The Presidential Race Could Use a Third Party—But Not a Third Candidate
Article/Op-Ed in Bulwark

Sage Ross / CC2.0
June 29, 2023
Lee Drutman and Beau Tremitiere wrote in the Bulwark on No Labels and how fusion could solve the the spoiler problem.
Fusion voting is a proven way for third parties to elevate priorities, elect winners, and influence policy. In the mid-1800s, third parties committed to abolishing slavery used their nominations to support like-minded major party candidates to advance their cause. Their efforts led to the formation and ascendance of the Republican party, which guided the Union to victory in the Civil War and secured ratification of the Reconstruction Amendments.
Decades later, third parties representing working class voters used fusion voting to secure support for basic labor protections and antitrust regulations from officials in both major parties. In some places, they aligned with Democrats to challenge corporatist Republican rule; elsewhere, they worked with Republicans to oust despotic Jim Crow Democrats.

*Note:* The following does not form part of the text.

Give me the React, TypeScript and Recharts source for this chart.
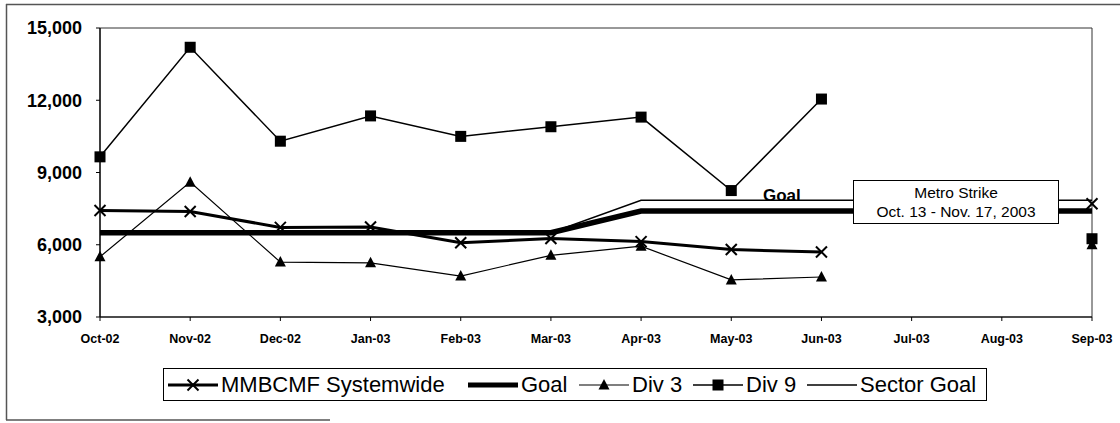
import React from 'react';
import { LineChart, Line, XAxis, YAxis, ReferenceArea } from 'recharts';

const months = ['Oct-02', 'Nov-02', 'Dec-02', 'Jan-03', 'Feb-03', 'Mar-03', 'Apr-03', 'May-03', 'Jun-03', 'Jul-03', 'Aug-03', 'Sep-03'];
const systemwide: (number | null)[] = [7420, 7380, 6720, 6740, 6080, 6260, 6130, 5800, 5700, null, null, 7700];
const goal: (number | null)[] = [6500, 6500, 6500, 6500, 6500, 6500, 7400, 7400, 7400, 7400, 7400, 7400];
const div3: (number | null)[] = [5500, 8600, 5280, 5250, 4700, 5560, 5940, 4540, 4660, null, null, 6000];
const div9: (number | null)[] = [9650, 14200, 10300, 11350, 10500, 10900, 11300, 8250, 12050, null, null, 6250];
const sectorGoal: (number | null)[] = [6500, 6500, 6500, 6500, 6500, 6500, 7850, 7850, 7850, 7850, 7850, 7850];
const yTicks = [3000, 6000, 9000, 12000, 15000];

const seriesNames = ['MMBCMF Systemwide', 'Goal', 'Div 3', 'Div 9', 'Sector Goal'];

const data = months.map((m, i) => ({
  month: m,
  systemwide: systemwide[i],
  goal: goal[i],
  div3: div3[i],
  div9: div9[i],
  sectorGoal: sectorGoal[i],
}));

const FONT = '"Liberation Sans", Arial, sans-serif';

const XMark = ({ cx, cy }: { cx: number; cy: number }) => (
  <g>
    <line x1={cx - 5.5} y1={cy - 5.5} x2={cx + 5.5} y2={cy + 5.5} stroke="#000" strokeWidth={2} />
    <line x1={cx - 5.5} y1={cy + 5.5} x2={cx + 5.5} y2={cy - 5.5} stroke="#000" strokeWidth={2} />
  </g>
);
const TriMark = ({ cx, cy }: { cx: number; cy: number }) => (
  <polygon points={`${cx},${cy - 6} ${cx - 5.5},${cy + 4.5} ${cx + 5.5},${cy + 4.5}`} fill="#000" />
);
const SqMark = ({ cx, cy }: { cx: number; cy: number }) => (
  <rect x={cx - 5.5} y={cy - 5.5} width={11} height={11} fill="#000" />
);

const makeDot = (Comp: any, name: string) => (props: any) => {
  const { cx, cy, index } = props;
  if (cx == null || cy == null || props.value == null || Number.isNaN(cy)) return <g key={`${name}-${index}`} />;
  return (
    <g key={`${name}-${index}`}>
      <Comp cx={cx} cy={cy} />
    </g>
  );
};

const LegendSwatch = ({ kind }: { kind: number }) => {
  const w = 50;
  return (
    <svg width={w} height={20} style={{ display: 'block' }}>
      {kind === 0 && (
        <>
          <line x1={0} y1={10} x2={w} y2={10} stroke="#000" strokeWidth={3} />
          <XMark cx={w / 2} cy={10} />
        </>
      )}
      {kind === 1 && <line x1={0} y1={10} x2={w} y2={10} stroke="#000" strokeWidth={5} />}
      {kind === 2 && (
        <>
          <line x1={0} y1={10} x2={w} y2={10} stroke="#000" strokeWidth={1.2} />
          <TriMark cx={w / 2} cy={10} />
        </>
      )}
      {kind === 3 && (
        <>
          <line x1={0} y1={10} x2={w} y2={10} stroke="#000" strokeWidth={1.5} />
          <SqMark cx={w / 2} cy={10} />
        </>
      )}
      {kind === 4 && <line x1={0} y1={10} x2={w} y2={10} stroke="#000" strokeWidth={1.5} />}
    </svg>
  );
};

const legendLefts = [4, 304, 415, 529, 643];

export default function App() {
  return (
    <div style={{ position: 'absolute', left: 0, top: 0, width: 1120, height: 423, background: '#fff', fontFamily: FONT }}>
      <LineChart
        width={1120}
        height={423}
        data={data}
        margin={{ top: 28, right: 28, left: 0, bottom: 76 }}
      >
        <ReferenceArea x1="Oct-02" x2="Sep-03" y1={3000} y2={15000} fill="none" stroke="#333" strokeWidth={1} ifOverflow="visible" />
        <XAxis
          dataKey="month"
          interval={0}
          height={30}
          tickSize={4}
          tickMargin={13}
          axisLine={{ stroke: '#000', strokeWidth: 1.2 }}
          tickLine={{ stroke: '#000' }}
          tick={{ fill: '#000', fontSize: 12.5, fontWeight: 700, fontFamily: FONT }}
        />
        <YAxis
          domain={[3000, 15000]}
          ticks={yTicks}
          width={100}
          tickSize={4}
          tickMargin={14}
          axisLine={{ stroke: '#000', strokeWidth: 1.2 }}
          tickLine={{ stroke: '#000' }}
          tick={{ fill: '#000', fontSize: 18, fontWeight: 700, fontFamily: FONT }}
          tickFormatter={(v: number) => v.toLocaleString('en-US')}
        />
        <Line dataKey="systemwide" name={seriesNames[0]} stroke="#000" strokeWidth={3} dot={makeDot(XMark, 'sw')} isAnimationActive={false} connectNulls={false} />
        <Line dataKey="goal" name={seriesNames[1]} stroke="#000" strokeWidth={5.5} dot={false} isAnimationActive={false} />
        <Line dataKey="div3" name={seriesNames[2]} stroke="#000" strokeWidth={1.2} dot={makeDot(TriMark, 'd3')} isAnimationActive={false} connectNulls={false} />
        <Line dataKey="div9" name={seriesNames[3]} stroke="#000" strokeWidth={1.5} dot={makeDot(SqMark, 'd9')} isAnimationActive={false} connectNulls={false} />
        <Line dataKey="sectorGoal" name={seriesNames[4]} stroke="#000" strokeWidth={1.5} dot={false} isAnimationActive={false} />
      </LineChart>

      <svg width={1120} height={423} style={{ position: 'absolute', left: 0, top: 0, pointerEvents: 'none' }}>
        <line x1={6.5} y1={4} x2={6.5} y2={420} stroke="#555" strokeWidth={1.5} />
        <line x1={6} y1={4.5} x2={1120} y2={4.5} stroke="#555" strokeWidth={1.5} />
        <line x1={6} y1={420} x2={330} y2={420} stroke="#555" strokeWidth={1.5} />
        <text x={763} y={201} fontFamily={FONT} fontSize={17} fontWeight={700} fill="#000">Goal</text>
        <rect x={853.5} y={180.5} width={205} height={43} fill="#fff" stroke="#000" strokeWidth={1} />
        <text x={956} y={198} textAnchor="middle" fontFamily={FONT} fontSize={15.5} fill="#000">Metro Strike</text>
        <text x={956} y={217} textAnchor="middle" fontFamily={FONT} fontSize={15.5} fill="#000">Oct. 13 - Nov. 17, 2003</text>
      </svg>

      <div
        style={{
          position: 'absolute',
          left: 163,
          top: 368,
          width: 824,
          height: 33,
          border: '1px solid #000',
          boxSizing: 'border-box',
          background: '#fff',
        }}
      >
        {seriesNames.map((n, i) => (
          <div
            key={n}
            style={{
              position: 'absolute',
              left: legendLefts[i],
              top: 0,
              height: 31,
              display: 'flex',
              alignItems: 'center',
              whiteSpace: 'nowrap',
            }}
          >
            <LegendSwatch kind={i} />
            <span style={{ marginLeft: 3, fontSize: 22, fontFamily: FONT, color: '#000', lineHeight: '31px' }}>{n}</span>
          </div>
        ))}
      </div>
    </div>
  );
}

Because fusion voting allowed third parties to play such an important role, major parties outlawed it in most states at the turn of the twentieth century. Yet, in states where it is still allowed, fusion has remained a pragmatic and effective way for third parties to influence politics. Both Franklin Roosevelt and Ronald Reagan won New York’s electoral votes thanks to voters from third parties; JFK would have lost the state and the presidency to Nixon in 1960 but for the votes he received on a third party line. Even today, New York has two influential minor parties, the Working Families and Conservative parties, which primarily cross-nominate and earn hundreds of thousands of votes every election.